- Directed by: Robert Ellis Miller
- Written by: Melvin Van Peebles
- Based on: Just an Old Sweet Song 1976 Novel
- Starring: Cicely Tyson Robert Hooks
- Music by: Melvin Van Peebles
- Production company: Company Four
- Distributed by: MTM Enterprises
- Release date: September 14, 1976;
- Running time: 77 minutes
- Country: US
- Language: English

= Just an Old Sweet Song (film) =

Just an Old Sweet Song is a 1976 TV film by MTM Enterprises and Company Four, based on the novel of the same name that also came out in the same year.
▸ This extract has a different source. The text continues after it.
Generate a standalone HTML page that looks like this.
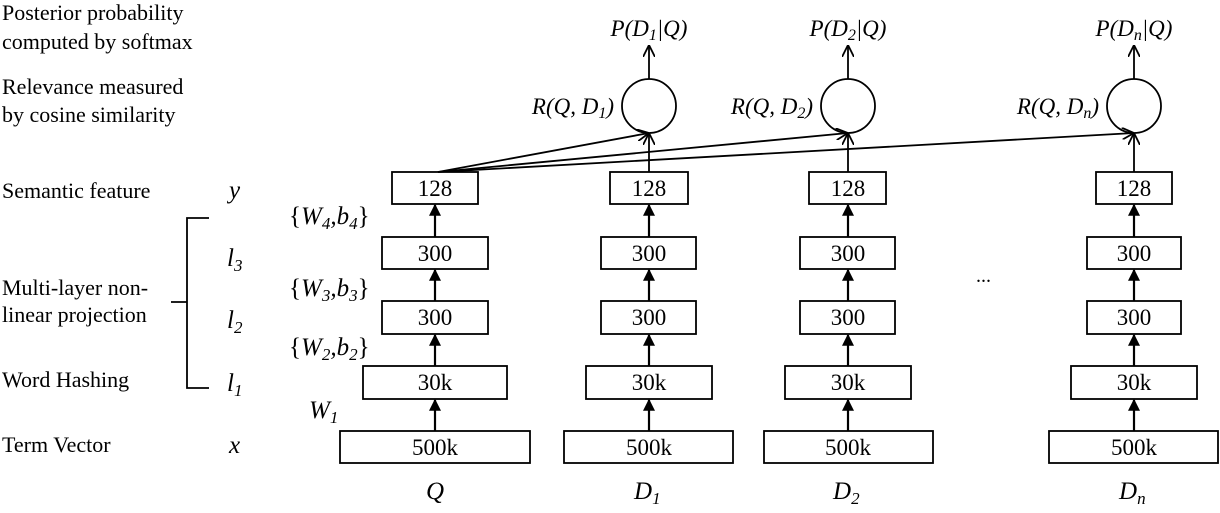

Melvin Van Pebbles, author of the novel, wrote the script and composed the music.

== Plot ==
A family from Detroit takes a two-week vacation in the south which makes multiple changes in their life they didn't think were possible.

== Cast ==

- Cicely Tyson as Precilla
- Robert Hooks as Nate
- Kevin Hooks as Junior
- Beah Richards as Grandma
- Eric Hooks as Highpockets
- Mary Alice as Helen
- Edward Binns as Mr. Claypool
- Sonny Jim Gaines as Trunk
- Minnie Gentry as Aunt Velvet

== Home media ==
United American Video released a VHS copy of the film on October 9, 1998.